Much of what was proposed by the Commission was a long time coming and to some degree reflects common understanding with the Council. For instance, the proposals include carving out the contentious investment dispute settlement mechanisms from FTAs to ensure a faster and simpler ratification process – by a qualified majority of the Council and a simple majority in the European Parliament, and thus sidestepping the need for ratification by national and regional parliaments. Future FTA negotiations will also be as much on exporting EU environmental and social standards, data protection and food safety requirements, as it will be on exporting goods and services. These proposals will probably reduce the areas for disagreement between member states over the scope and content of future EU FTAs and strengthening the Commission’s hand and credibility in future trade negotiations.
More interesting – and arguably controversial for the Council – was the Commission’s announcement that it will now publish draft FTA negotiating mandates before they are assessed by Council.
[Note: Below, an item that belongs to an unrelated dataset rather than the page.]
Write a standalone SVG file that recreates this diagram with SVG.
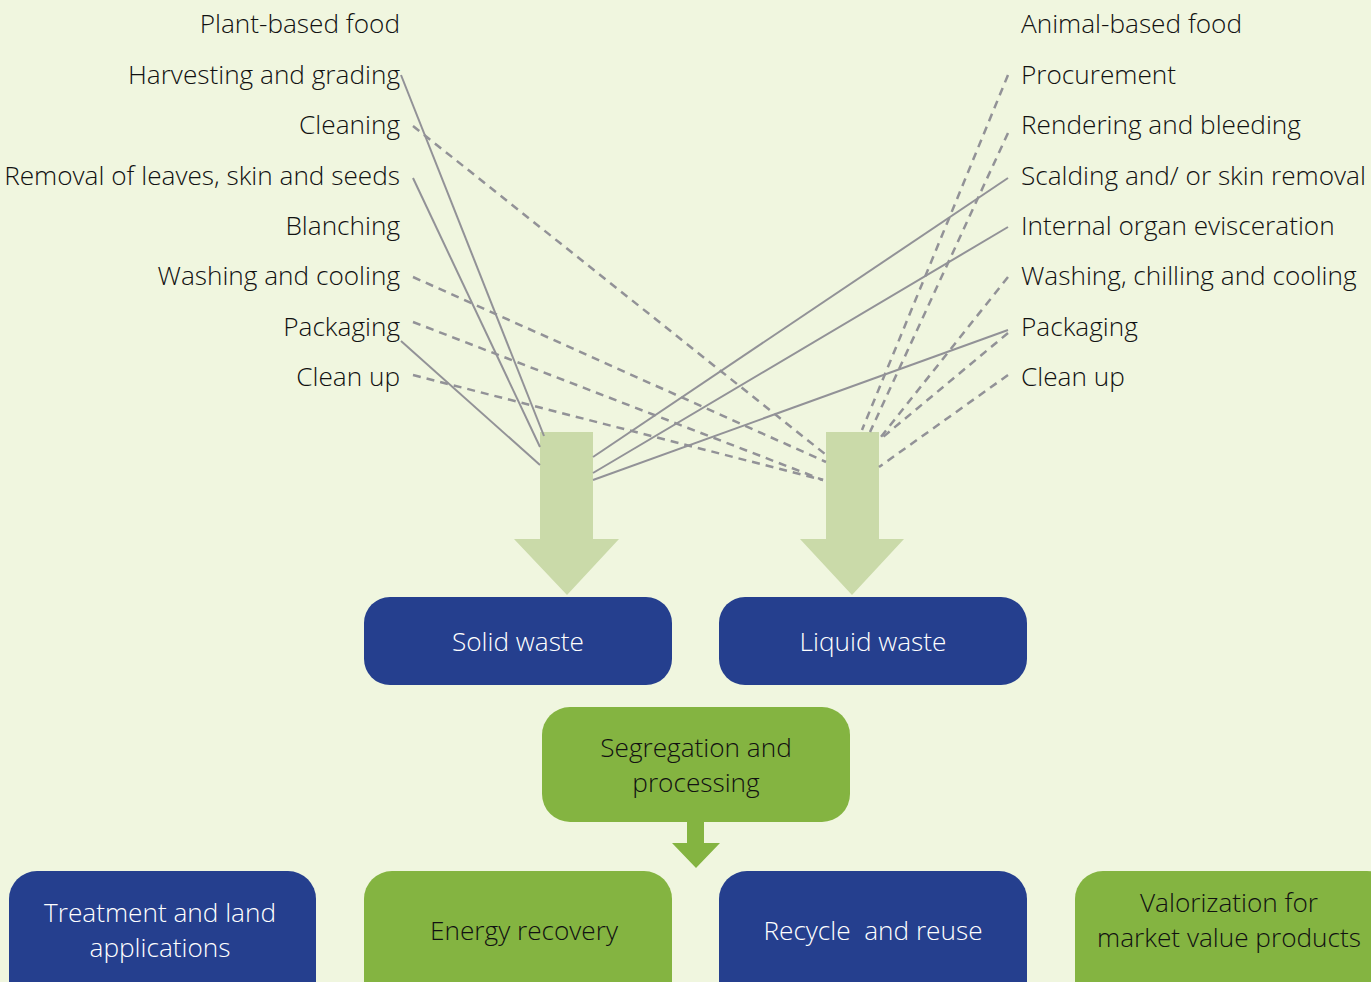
<svg xmlns="http://www.w3.org/2000/svg" width="1371" height="982" viewBox="0 0 1371 982">
<style>
.bg{fill:#f0f6df}
.lbl{font-family:"Open Sans","Noto Sans",sans-serif;font-weight:300;font-size:26.2px;fill:#111111}
.l{text-anchor:end}
.btxt{font-family:"Open Sans","Noto Sans",sans-serif;font-weight:300;font-size:26.2px;text-anchor:middle}
.w{fill:#ffffff}
.d{fill:#111111}
.blue{fill:#253f8e}
.green{fill:#84b441}
.big{fill:#cadaa9}
.s{stroke:#929297;stroke-width:2;fill:none}
.ds{stroke:#929297;stroke-width:2.5;fill:none;stroke-dasharray:8 6}
</style>
<rect class="bg" x="0" y="0" width="1371" height="982"/>
<g id="labels-left">
<text class="lbl l" x="400" y="33">Plant-based food</text>
<text class="lbl l" x="400" y="84">Harvesting and grading</text>
<text class="lbl l" x="400" y="134">Cleaning</text>
<text class="lbl l" x="400" y="185">Removal of leaves, skin and seeds</text>
<text class="lbl l" x="400" y="235">Blanching</text>
<text class="lbl l" x="400" y="285">Washing and cooling</text>
<text class="lbl l" x="400" y="336">Packaging</text>
<text class="lbl l" x="400" y="386">Clean up</text>
</g>
<g id="labels-right">
<text class="lbl" x="1021" y="33">Animal-based food</text>
<text class="lbl" x="1021" y="84">Procurement</text>
<text class="lbl" x="1021" y="134">Rendering and bleeding</text>
<text class="lbl" x="1021" y="185">Scalding and/ or skin removal</text>
<text class="lbl" x="1021" y="235">Internal organ evisceration</text>
<text class="lbl" x="1021" y="285">Washing, chilling and cooling</text>
<text class="lbl" x="1021" y="336">Packaging</text>
<text class="lbl" x="1021" y="386">Clean up</text>
</g>
<g id="solid-arrow"><polygon class="big" points="540,432 593,432 593,539 619,539 567,595 514,539 540,539"/></g>
<g id="liquid-arrow"><polygon class="big" points="826,432 879,432 879,539 904,539 852,595 800,539 826,539"/></g>
<g id="connectors">
<line class="s" x1="401" y1="75" x2="544" y2="436"/>
<line class="s" x1="413" y1="178" x2="540" y2="447"/>
<line class="s" x1="401" y1="341" x2="540" y2="465"/>
<line class="s" x1="1008" y1="178" x2="593" y2="457"/>
<line class="s" x1="1008" y1="227" x2="593" y2="473"/>
<line class="s" x1="1008" y1="330" x2="593" y2="480"/>
<line class="ds" x1="413" y1="126" x2="825" y2="454"/>
<line class="ds" x1="413" y1="277" x2="826" y2="462"/>
<line class="ds" x1="413" y1="322" x2="823" y2="480"/>
<line class="ds" x1="413" y1="375" x2="823" y2="480"/>
<line class="ds" x1="1008" y1="75" x2="862" y2="430"/>
<line class="ds" x1="1008" y1="133" x2="870" y2="432"/>
<line class="ds" x1="1008" y1="277" x2="880" y2="438"/>
<line class="ds" x1="1008" y1="333" x2="883" y2="437"/>
<line class="ds" x1="1008" y1="375" x2="879" y2="467"/>
<polygon class="green" points="687,822 704,822 704,843 720,843 696,868 672,843 687,843"/>
</g>
<g id="solid-waste"><rect class="blue" x="364" y="597" width="308" height="88" rx="26"/><text class="btxt w" x="518" y="651">Solid waste</text></g>
<g id="liquid-waste"><rect class="blue" x="719" y="597" width="308" height="88" rx="26"/><text class="btxt w" x="873" y="651">Liquid waste</text></g>
<g id="segregation"><rect class="green" x="542" y="707" width="308" height="115" rx="28"/><text class="btxt d" x="696" y="757">Segregation and</text><text class="btxt d" x="696" y="792">processing</text></g>
<g id="treatment"><rect class="blue" x="9" y="871" width="307" height="140" rx="28"/><text class="btxt w" x="160" y="922">Treatment and land</text><text class="btxt w" x="160" y="957">applications</text></g>
<g id="energy"><rect class="green" x="364" y="871" width="308" height="140" rx="28"/><text class="btxt d" x="524" y="940">Energy recovery</text></g>
<g id="recycle"><rect class="blue" x="719" y="871" width="308" height="140" rx="28"/><text class="btxt w" x="873" y="940">Recycle&#160; and reuse</text></g>
<g id="valorization"><rect class="green" x="1075" y="871" width="320" height="140" rx="28"/><text class="btxt d" x="1229" y="912">Valorization for</text><text class="btxt d" x="1229" y="947">market value products</text></g>
</svg>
While it may look like a small process point, this will have been received by member states as a bid by the Commission for more influence over the content of future deals by forcing member states to publicly revise the scope of deals. It could well work, given the Council’s dislike of publicly debating to scope of any liberalisation.
For the Commission, greater transparency is also about shifting some of the responsibility to EU capitals of defending the EU’s trade policy agenda with EU voters. This idea was already floated in the options in Trade Commissioner Cecilia Malmström’s 2015 trade policy strategy paper in the face of the public opinion backlash against the EU-US TTIP negotiations. At the time, the Commission had pushed hard to publish the negotiating mandate but was opposed by member states, which were understandably reluctant to take their fair share of the public outcry. While the proposal will very likely have irked member states, the reality is that there is not much the Council can do, short of publicly opposing greater transparency and public accountability in EU institutions.